Hem Thwaites Buzulu hem de Pine Island Buzulu'nun ortak bir incelme ve geri çekilme geçmişi paylaştığı bulgusu, Batı Antarktika buz tabakasının Amundsen Denizi bölümündeki buz kaybının ağırlıklı olarak okyanus ve atmosfer dolaşımındaki değişiklikleri içeren dış faktörler tarafından kontrol edildiği görüşünü doğruluyor” ifadelerinde bulundu.

“Buzul, şişedeki mantar görevini görüyor”

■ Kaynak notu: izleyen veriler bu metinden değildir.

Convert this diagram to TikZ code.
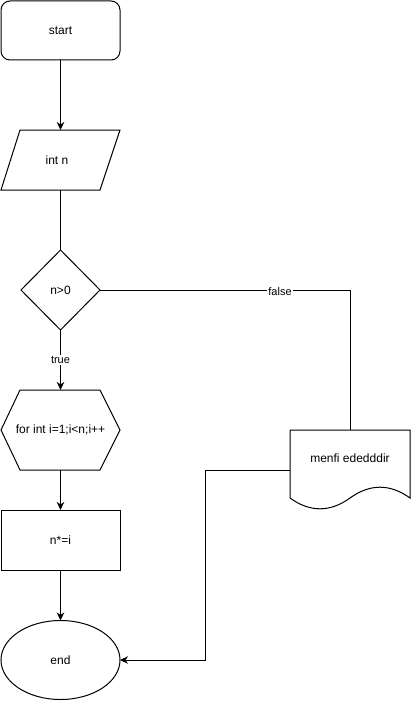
\documentclass[tikz,border=0pt]{standalone}
\usepackage{fontspec}
\setmainfont{Liberation Sans}
\usetikzlibrary{arrows.meta,calc,shapes.geometric}
\begin{document}
\begin{tikzpicture}[x=1pt,y=-1pt,
  every node/.style={font=\fontsize{12}{14}\selectfont, inner sep=0pt, outer sep=0pt},
  shapebox/.style={minimum width=119pt, minimum height=#1},
  shapebox/.default=59pt,
  line/.style={line width=1pt, draw=black},
  arr/.style={line, -{Stealth[length=8pt,width=7.5pt,inset=2.5pt]}},
  lbl/.style={fill=white, inner sep=1pt, font=\fontsize{11}{13}\selectfont}
]
\useasboundingbox (0,0) rectangle (411,701);

% terminals and process boxes
\node[shapebox, line, rounded corners=9pt] (start) at (60.5,30.5) {start};
\node[shapebox=60pt] (input) at (60.5,160) {};
\node at (57,160) {int n};
\draw[line] ($(input.north west)+(19,0)$) -- (input.north east)
  -- ($(input.south east)+(-20,0)$) -- (input.south west) -- cycle;

% decision
\node[minimum width=79pt, minimum height=80pt] (cond) at (60.5,290) {n>0};
\draw[line] (cond.north) -- (cond.east) -- (cond.south) -- (cond.west) -- cycle;

% loop header (hexagon)
\node[shapebox=80pt] (loop) at (60.5,430) {for int i=1;i<n;i++};
\draw[line] (loop.west) -- ($(loop.north west)+(19,0)$) -- ($(loop.north east)+(-20,0)$)
  -- (loop.east) -- ($(loop.south east)+(-20,0)$) -- ($(loop.south west)+(19,0)$) -- cycle;

\node[shapebox=60pt, line] (proc) at (60.5,540) {n*=i};
\node[ellipse, line, minimum width=119pt, minimum height=79pt] (stop) at (60.5,660) {end};

% document shape with wavy bottom edge
\node[minimum width=120pt, minimum height=80pt] (doc) at (350,470) {};
\node at (350,458) {menfi ededddir};
\draw[line] (doc.north west) -- (doc.north east) -- ($(doc)+(60,28)$)
  .. controls ($(doc)+(40,13.6)$) and ($(doc)+(20,13.6)$) .. ($(doc)+(0,28)$)
  .. controls ($(doc)+(-20,42.4)$) and ($(doc)+(-40,42.4)$) .. ($(doc)+(-60,28)$)
  -- cycle;

\coordinate (via) at (205,470);

% connectors
\draw[arr] (start.south) -- (input.north);
\draw[line] (input.south) -- (cond.north);
\draw[arr] (cond.south) -- node[lbl] {true} (loop.north);
\draw[line] (cond.east) -| node[lbl, pos=0.36, yshift=-2pt] {false} (doc.north);
\draw[arr] (loop.south) -- (proc.north);
\draw[arr] (proc.south) -- (stop.north);
\draw[arr] (doc.west) -- (via) |- (stop.east);
\end{tikzpicture}
\end{document}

Thwaites Buzulu’nun erimesinin, küresel deniz seviyesindeki yükselmede hayati bir rol oynadığını belirten Antarktika araştırmacıları, buzulun tamamen çökmesi durumunda küresel deniz seviyesinde 65 cm yükselme yaşanacağını tahmin ediyor. Konuya ilişkin değerlendirmede bulunan Julia S. Wellner, “Buzul, yalnızca deniz seviyesinin yükselmesine yaptığı katkı nedeniyle değil, aynı zamanda arkasında daha geniş bir buz alanını tutan şişede bir mantar görevi görmesi nedeniyle de önemli. Eğer Thwaites istikrarsızlaşırsa, Batı Antarktika'daki tüm buzun istikrarsız hale gelme potansiyeli vardır" dedi

Araştırma esnasında 3 temel yöntem kullanan ekip, ilk olarak 2019’un başlarında Thwaites Buzulu’na en en yakın olan deniz tortusu çekirdeklerini topladı. Daha sonra 11 bin 700 yıl öncesine dayanan Holosen döneminden, günümüze kadar olan tarihini yeniden yapılandırmak amacıyla topladıkları çekirdekleri kullanan ekip, ayrıntılar için ise buzuldaki çökeltinin röntgenini CT taramaları ile çekti. Çalışmalar sonucunda önemli miktarda buz erimesinin ise 1940’lı yıllarda başladığı sonucuna varıldı.